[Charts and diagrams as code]
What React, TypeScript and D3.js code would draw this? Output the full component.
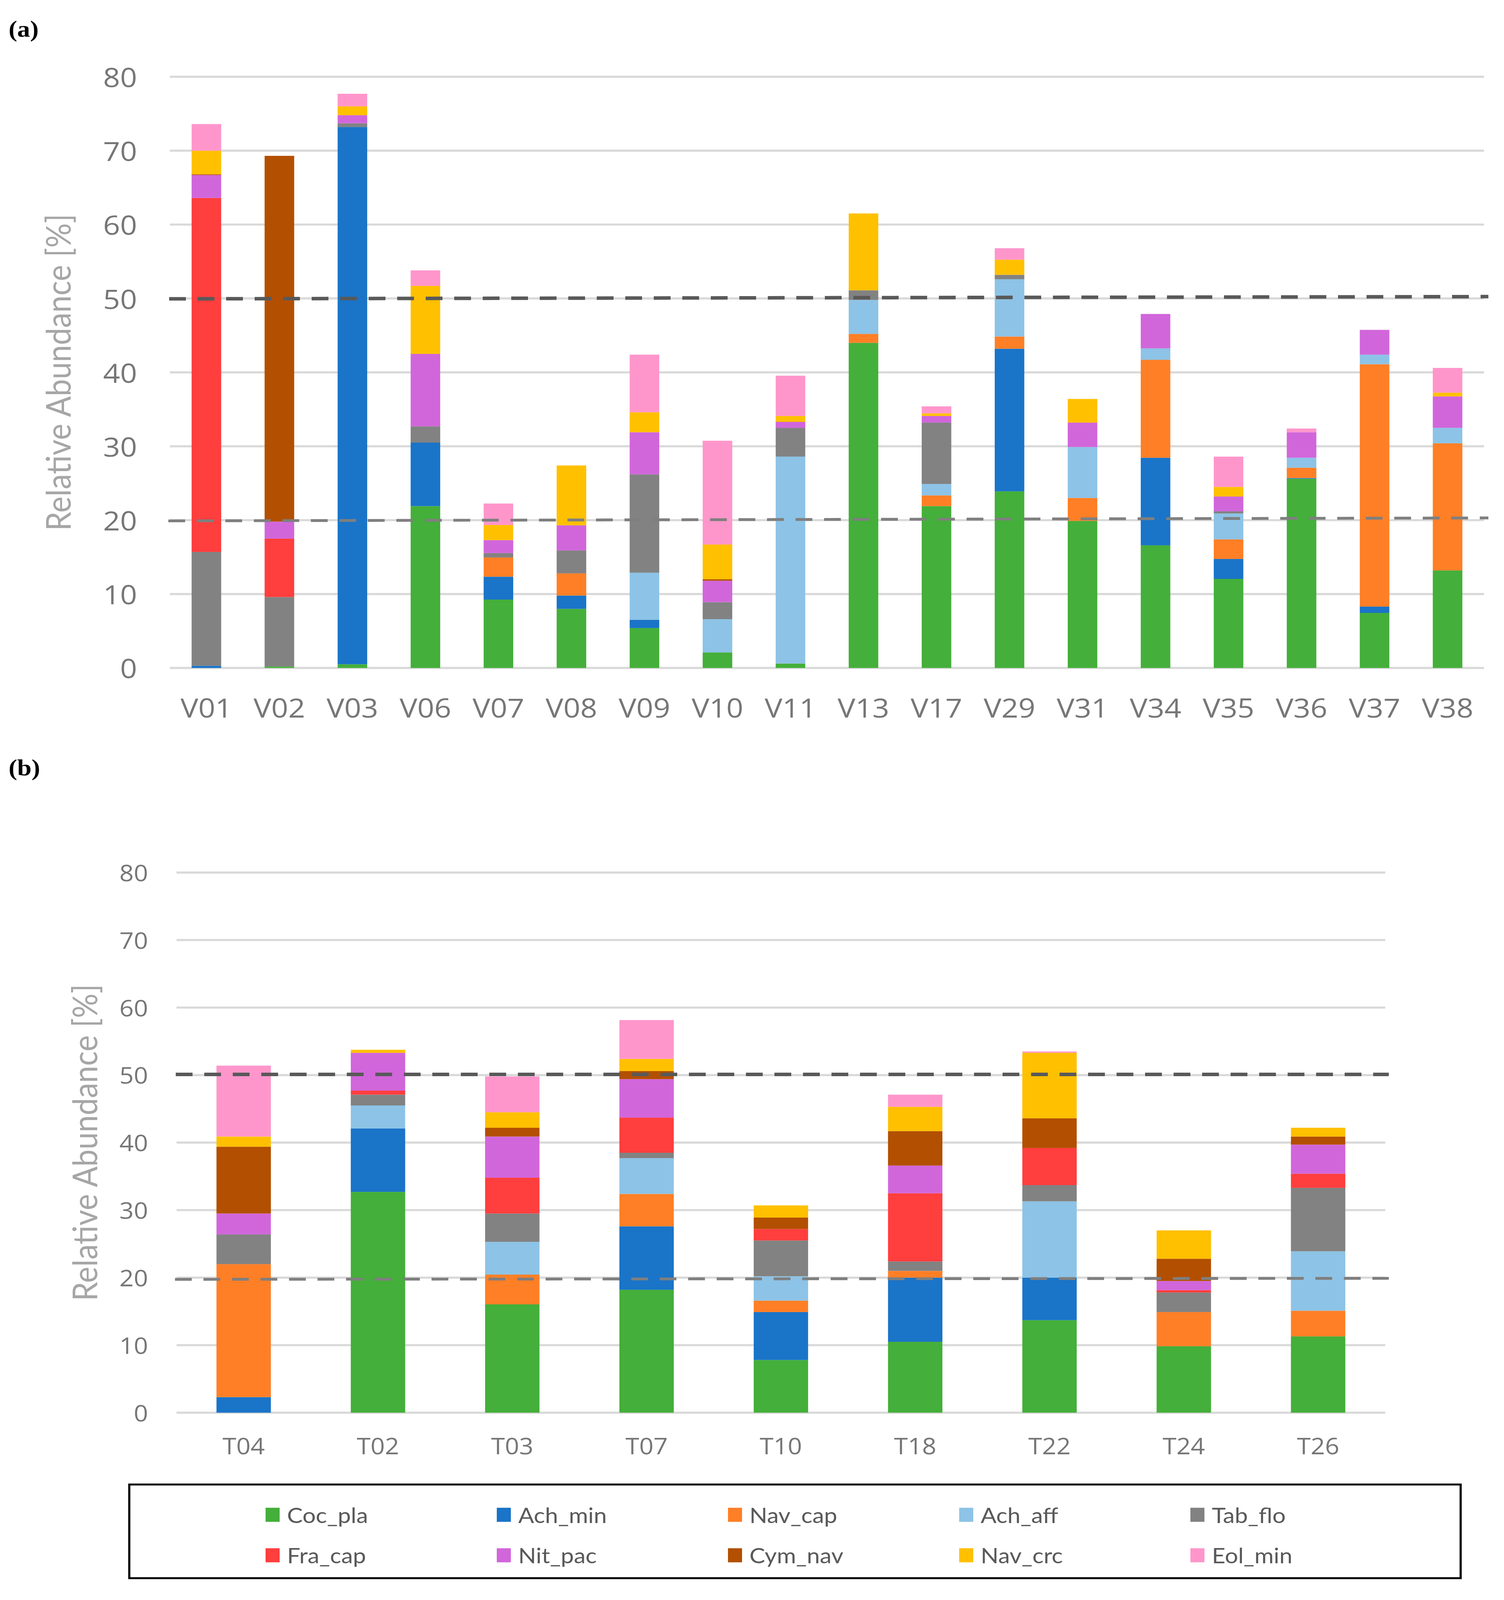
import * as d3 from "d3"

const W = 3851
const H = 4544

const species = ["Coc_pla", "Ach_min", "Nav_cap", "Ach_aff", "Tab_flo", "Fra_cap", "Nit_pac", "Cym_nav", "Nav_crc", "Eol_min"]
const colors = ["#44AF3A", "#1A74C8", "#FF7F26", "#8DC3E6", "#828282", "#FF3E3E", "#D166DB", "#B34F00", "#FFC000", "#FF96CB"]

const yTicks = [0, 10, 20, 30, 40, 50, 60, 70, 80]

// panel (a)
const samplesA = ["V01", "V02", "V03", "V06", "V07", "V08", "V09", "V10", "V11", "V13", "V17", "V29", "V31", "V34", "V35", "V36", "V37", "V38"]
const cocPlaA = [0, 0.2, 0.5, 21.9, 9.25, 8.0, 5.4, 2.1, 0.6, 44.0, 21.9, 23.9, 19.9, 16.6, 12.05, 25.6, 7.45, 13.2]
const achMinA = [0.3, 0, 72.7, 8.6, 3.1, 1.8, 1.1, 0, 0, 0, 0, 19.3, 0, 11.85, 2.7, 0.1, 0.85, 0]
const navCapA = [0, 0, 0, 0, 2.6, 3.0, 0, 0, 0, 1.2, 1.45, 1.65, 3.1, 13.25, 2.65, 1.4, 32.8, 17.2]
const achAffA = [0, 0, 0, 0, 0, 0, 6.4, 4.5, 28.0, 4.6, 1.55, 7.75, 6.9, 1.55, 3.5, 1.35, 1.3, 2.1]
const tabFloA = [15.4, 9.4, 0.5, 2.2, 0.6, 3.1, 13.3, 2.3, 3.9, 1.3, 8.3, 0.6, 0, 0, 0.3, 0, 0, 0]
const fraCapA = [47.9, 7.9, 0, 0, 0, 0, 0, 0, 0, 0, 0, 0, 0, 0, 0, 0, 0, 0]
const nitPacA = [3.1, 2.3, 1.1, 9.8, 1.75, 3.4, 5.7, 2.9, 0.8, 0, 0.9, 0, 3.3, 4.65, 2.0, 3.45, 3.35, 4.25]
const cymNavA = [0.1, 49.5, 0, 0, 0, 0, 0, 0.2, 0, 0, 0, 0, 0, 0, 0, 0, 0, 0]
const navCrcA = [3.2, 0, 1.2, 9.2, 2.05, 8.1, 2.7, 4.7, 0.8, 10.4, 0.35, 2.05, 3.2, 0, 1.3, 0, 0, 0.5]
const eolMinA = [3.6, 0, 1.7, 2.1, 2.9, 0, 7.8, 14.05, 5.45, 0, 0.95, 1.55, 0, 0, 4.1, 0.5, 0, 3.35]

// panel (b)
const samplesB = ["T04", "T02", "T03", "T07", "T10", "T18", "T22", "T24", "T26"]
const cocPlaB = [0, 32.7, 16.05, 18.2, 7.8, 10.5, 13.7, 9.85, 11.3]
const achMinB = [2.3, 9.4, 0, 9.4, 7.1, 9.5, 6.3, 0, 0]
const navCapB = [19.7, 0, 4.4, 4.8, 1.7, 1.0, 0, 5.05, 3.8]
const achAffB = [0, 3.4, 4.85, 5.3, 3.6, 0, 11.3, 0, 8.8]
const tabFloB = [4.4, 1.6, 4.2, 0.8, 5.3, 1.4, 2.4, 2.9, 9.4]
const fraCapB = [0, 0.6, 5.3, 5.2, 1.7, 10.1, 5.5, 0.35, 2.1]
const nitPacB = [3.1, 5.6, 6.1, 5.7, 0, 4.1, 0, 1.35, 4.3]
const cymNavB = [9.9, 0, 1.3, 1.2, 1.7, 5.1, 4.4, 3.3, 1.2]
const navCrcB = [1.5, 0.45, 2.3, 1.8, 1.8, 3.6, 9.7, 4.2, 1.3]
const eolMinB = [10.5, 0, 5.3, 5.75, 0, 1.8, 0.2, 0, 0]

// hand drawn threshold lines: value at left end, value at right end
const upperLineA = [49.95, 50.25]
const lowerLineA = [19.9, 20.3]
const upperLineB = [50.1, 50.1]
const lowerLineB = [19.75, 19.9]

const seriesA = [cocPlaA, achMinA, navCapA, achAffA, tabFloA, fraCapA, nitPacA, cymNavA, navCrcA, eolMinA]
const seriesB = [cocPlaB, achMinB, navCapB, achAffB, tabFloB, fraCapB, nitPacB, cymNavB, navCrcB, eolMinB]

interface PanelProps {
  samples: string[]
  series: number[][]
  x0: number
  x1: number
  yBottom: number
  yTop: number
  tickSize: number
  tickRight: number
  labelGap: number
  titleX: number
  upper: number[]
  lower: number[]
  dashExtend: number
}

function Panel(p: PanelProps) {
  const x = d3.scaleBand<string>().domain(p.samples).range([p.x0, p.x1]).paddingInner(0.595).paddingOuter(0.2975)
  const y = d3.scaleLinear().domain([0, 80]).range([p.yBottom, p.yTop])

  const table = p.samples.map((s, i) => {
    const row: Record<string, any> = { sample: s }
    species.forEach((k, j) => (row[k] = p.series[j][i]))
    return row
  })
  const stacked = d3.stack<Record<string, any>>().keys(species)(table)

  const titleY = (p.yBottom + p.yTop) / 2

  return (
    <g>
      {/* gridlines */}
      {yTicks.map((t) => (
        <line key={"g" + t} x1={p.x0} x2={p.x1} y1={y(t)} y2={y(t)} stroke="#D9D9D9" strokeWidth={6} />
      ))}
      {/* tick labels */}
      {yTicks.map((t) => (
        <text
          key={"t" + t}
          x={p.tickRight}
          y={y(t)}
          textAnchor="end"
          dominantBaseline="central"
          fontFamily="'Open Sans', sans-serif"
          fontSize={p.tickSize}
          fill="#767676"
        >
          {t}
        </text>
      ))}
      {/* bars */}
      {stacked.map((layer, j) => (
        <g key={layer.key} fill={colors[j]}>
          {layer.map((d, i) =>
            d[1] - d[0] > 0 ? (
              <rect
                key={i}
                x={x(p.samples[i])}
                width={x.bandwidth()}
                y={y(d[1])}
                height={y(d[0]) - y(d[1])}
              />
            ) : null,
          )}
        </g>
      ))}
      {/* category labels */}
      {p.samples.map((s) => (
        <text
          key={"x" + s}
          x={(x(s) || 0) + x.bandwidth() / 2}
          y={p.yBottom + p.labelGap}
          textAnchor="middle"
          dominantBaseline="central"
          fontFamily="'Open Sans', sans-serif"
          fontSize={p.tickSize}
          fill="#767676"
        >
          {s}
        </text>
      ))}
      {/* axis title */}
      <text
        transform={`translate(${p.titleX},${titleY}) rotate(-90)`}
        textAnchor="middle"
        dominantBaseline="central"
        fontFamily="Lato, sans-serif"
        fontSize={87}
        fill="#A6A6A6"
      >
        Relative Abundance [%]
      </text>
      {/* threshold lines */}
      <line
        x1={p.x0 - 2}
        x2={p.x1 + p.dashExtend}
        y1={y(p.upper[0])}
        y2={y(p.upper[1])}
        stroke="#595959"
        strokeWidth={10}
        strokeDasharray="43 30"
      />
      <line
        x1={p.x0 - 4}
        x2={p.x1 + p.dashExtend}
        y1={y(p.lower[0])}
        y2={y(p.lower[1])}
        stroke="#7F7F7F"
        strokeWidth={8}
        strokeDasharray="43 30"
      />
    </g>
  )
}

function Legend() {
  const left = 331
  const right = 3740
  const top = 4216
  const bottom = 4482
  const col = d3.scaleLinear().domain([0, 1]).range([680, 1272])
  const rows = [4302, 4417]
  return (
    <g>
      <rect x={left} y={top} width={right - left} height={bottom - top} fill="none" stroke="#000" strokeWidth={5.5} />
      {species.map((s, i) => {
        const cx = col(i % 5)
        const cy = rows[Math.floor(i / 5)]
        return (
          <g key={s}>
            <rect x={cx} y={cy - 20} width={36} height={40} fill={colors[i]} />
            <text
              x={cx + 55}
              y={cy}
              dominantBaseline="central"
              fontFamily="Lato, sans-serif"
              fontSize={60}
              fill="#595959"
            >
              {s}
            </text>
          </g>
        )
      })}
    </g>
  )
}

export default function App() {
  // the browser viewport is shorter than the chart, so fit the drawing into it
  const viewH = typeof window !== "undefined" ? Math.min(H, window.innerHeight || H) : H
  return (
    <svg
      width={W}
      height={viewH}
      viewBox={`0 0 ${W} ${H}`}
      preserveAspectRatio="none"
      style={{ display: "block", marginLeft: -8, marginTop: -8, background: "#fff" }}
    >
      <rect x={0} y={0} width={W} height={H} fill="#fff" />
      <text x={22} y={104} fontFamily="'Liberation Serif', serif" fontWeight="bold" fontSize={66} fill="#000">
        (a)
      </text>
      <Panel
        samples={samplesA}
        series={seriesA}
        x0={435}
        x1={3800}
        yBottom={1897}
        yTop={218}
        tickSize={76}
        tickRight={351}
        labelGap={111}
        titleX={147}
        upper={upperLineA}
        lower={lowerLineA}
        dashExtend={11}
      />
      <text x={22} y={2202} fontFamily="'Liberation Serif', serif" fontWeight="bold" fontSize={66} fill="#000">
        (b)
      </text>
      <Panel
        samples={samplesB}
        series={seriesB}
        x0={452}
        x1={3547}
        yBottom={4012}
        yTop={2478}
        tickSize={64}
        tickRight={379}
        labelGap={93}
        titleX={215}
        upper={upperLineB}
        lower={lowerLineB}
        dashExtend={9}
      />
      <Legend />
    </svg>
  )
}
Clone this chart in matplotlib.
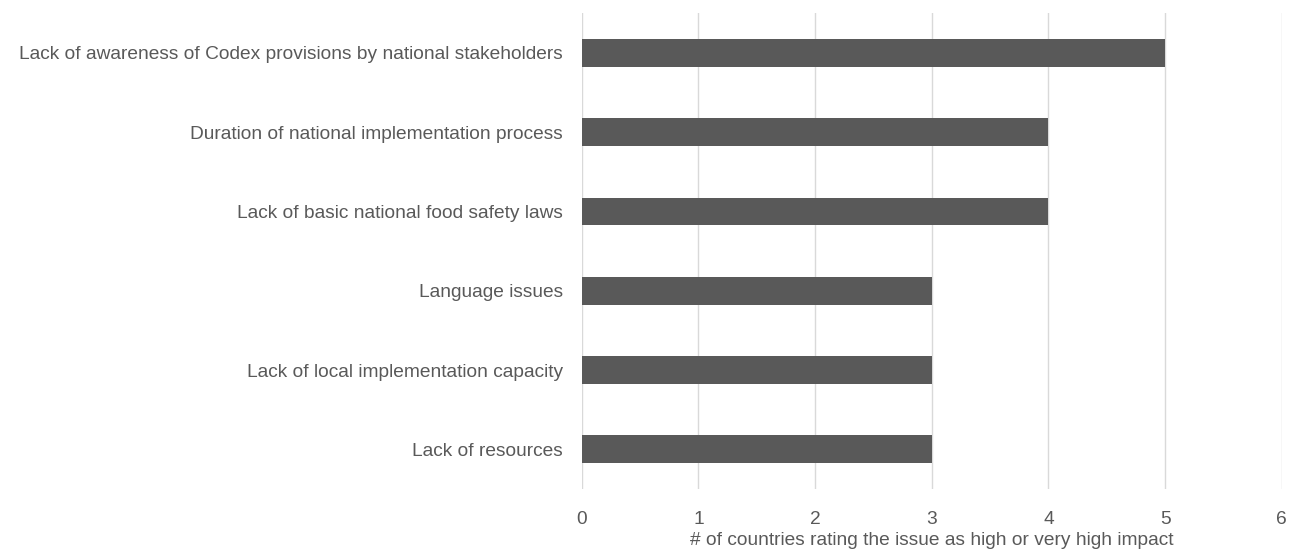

_REQUIREMENTS:_
Please take the lines from the beginning of the data above through the line holding "const H = 4544" and transcribe them exactly, without any pictures.

_TASK SOLUTION:_
What React, TypeScript and D3.js code would draw this? Output the full component.
import * as d3 from "d3"

const W = 3851
const H = 4544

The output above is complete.